Roberto Chile, The Duality of Being

Roberto Chile, The Duality of Being

Roberto Chile, The Duality of BeingA man accustomed to communicating, he knew how to find just the right words to talk about his photography exhibition, Somos (We Are), a new, mature project preceded by the magic and mystery of Raices (Roots), shown December 2015.

Furthermore this artist, who considers himself an apprentice, says he has scrutinized the present facts of his existence, those that have allowed him to follow an inspiring life path with courage and clarity.

When on occasions different paths intertwine in the course of his daily travels, he turns around the awkward or uncomfortable situation and without losing heart he stops, thinks and continues along the path of perseverance where he’ll find without doubt the truth. That is when he finally begins to realize who he’s been, who he is and where he’s going.

He is a documentarist, photographer, producer, writer, lover of journalism, and I dare say he is slightly mad, but mad about life: sensibly crazy about his raisons d’être: his family and his work.

“Since I was very young I was always asking myself who I was and where I was going. Now I’m not so young, that questioning voice comes to my pillow now and then and keeps me company, even though I’ve given her enough answers by now to know who I am,” he says.

Chile pauses for a moment as he ponders his next response, and presently he adds with simplicity and a certain lyricism, paraphrasing a poet, that “I am only a man who, like all men, owes it to time and to its power to keep sailing forwards.”

The exhibition entitled Somos (We Are) represents for the artist a reconvening with the African ancestors and, in his opinion, a voyage to the spiritual paradise of those who were forced to leave their native lands.

“Those men and women brought here violently by the European colonizers set foot on this once undiscovered land and they did it with no belongings other than their memories, their rituals, their songs, their languages, their dances and their religions.”

Roberto Chile, The Duality of Being

Somos regales us with symbolism, it is an evocation of the Palo Monte cults whose rituals stand out as some of the oldest ceremonies of African origin in Cuba.

The Cuban anthropologist Jesús Guanche captured the essence of this exhibition when he transcribed a message from Tata Nganga, a Yoruba ritual practitioner, who asked on one occasion: “¿Somos o no somos? (“Are we or aren’t we?”) The participants at the ceremony answered in one voice: “¡Somos!” (“We are!”) thus demonstrating with certainty their faith in Enrique Hernández Armenteros, popularly known as Enriquito de La Hata, the late Bantu priest and the proclaimed “Illustrious Son” of the municipality of Guanabacoa in Havana.

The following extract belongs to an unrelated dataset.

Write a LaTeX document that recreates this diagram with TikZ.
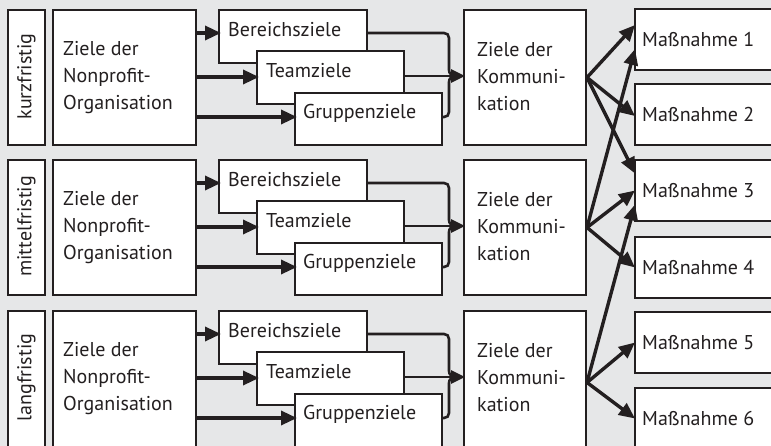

This reference to Enriquito is not coincidental, it is intentional. Enriquito is a part of a people’s cultural heritage, and he had a long history in the practice of Afro-Cuban religion.

“With boundless wisdom, he conveyed confidence and companionship in every conversation, which is why we dedicate this series of portraits to his memory,” said the artist.

In June 2016 Somos travelled to New York and Norddeich in Germany, however that was just the beginning of what today has unfurled into an exhibition with a deep sense of belonging.

Roberto Chile, The Duality of Being

“This series grew. Some of the photographs are now larger prints that include objects and others are recreated images that were unedited till now,” says Chile. This is a project in progress, in motion, which began in 2010 in Guanabacoa - a place where, according to the artist, Afro- Cuban religion inhabits even the rocks. “In my search for these faces, some that appeared were captivating from the beginning,” he continues. “But it wasn’t just these features that ignited the blaze that sharpened my senses. I was also seduced by the African syncretism, the symbols they use, the sanctuaries, the rituals and a marvellous real world that I’ve tried to capture in my photographs.

“I am grateful to all those who opened the doors of their homes and their temples to me, and allowed me to take part in their rituals: the santeros, the paleros, the babalawos, abakuás [Afro-Cuban religious practitioners] who allowed me to get closer to their faith and to conserve unrepeatable moments where magic and realism mix.”

Chile also took Somos to other Cuban cities including Santiago de Cuba, Jagüey Grande and Trinidad, on a journey that in the artist’s words is “if not endless, at least a path that hasn’t ended yet.”